Fraud and delinquent communities
Last year I wrote about corporate delinquents
Basically, I argued that unless we were talking about one individual with his or her hand in the till, most corporate fraud involved a delinquent community of people aiding and abetting, either helping themselves to the spoils or turning the other way.
Now this is backed up by an Institute for Fraud Prevention (IFP) report Control Overrides in Financial Statement Fraud which reveals that in most cases, fraudsters are not acting alone.
The study observed that CEOs and CFOs were named as participants in the great majority of fraud allegations which, the authors say, is one reason why it's important to keep the Sarbanes-Oxley requirement that CEOs and CFOs certify reports to shareholders.

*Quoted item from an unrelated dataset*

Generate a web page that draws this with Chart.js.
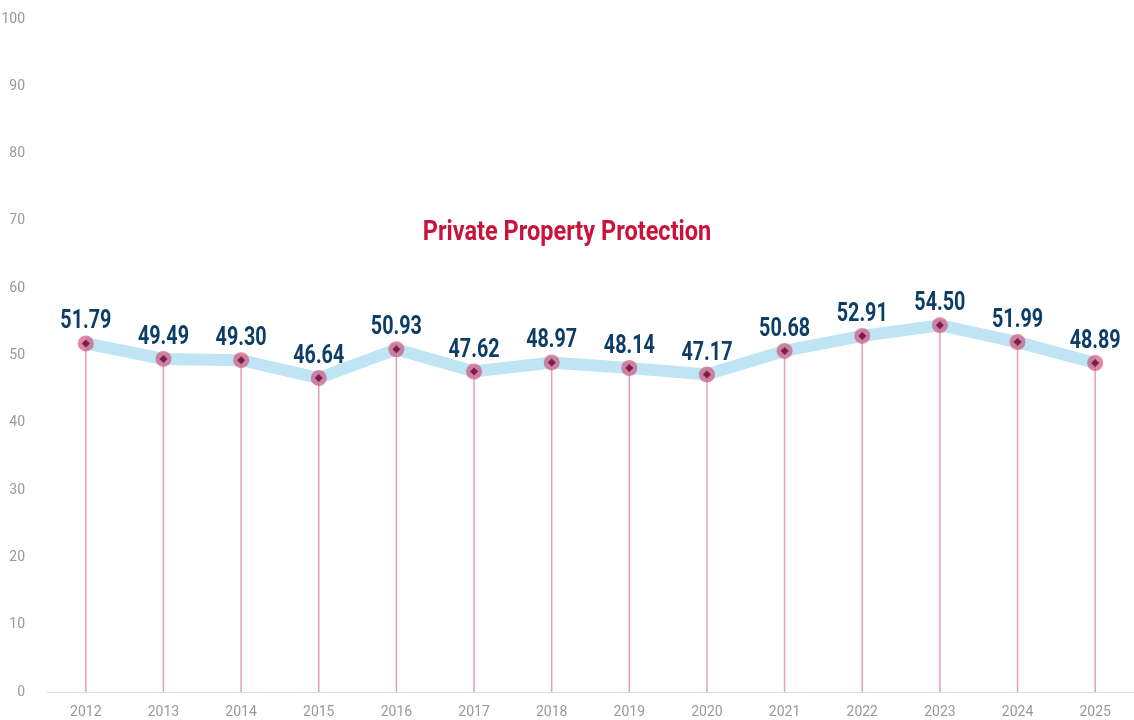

It also observed that external auditors were participants in one out of five (21 per cent) cases of alleged financial statement fraud and that that at two-fifths of the firms where financial statement fraud allegedly took place, one or more directors was named as a participant in the fraudulent activities.
And the scary part? In most of the cases, the Securities and Exchange Commission sat on its hands and did nothing. As per the report, the SEC only acted in 44 per cent of cases.
The authors say this is a very good reason to ensure that class action securities fraud suits remain a vital mechanism for detecting and remedying financial statement fraud. They say any attempt to change that is misguided.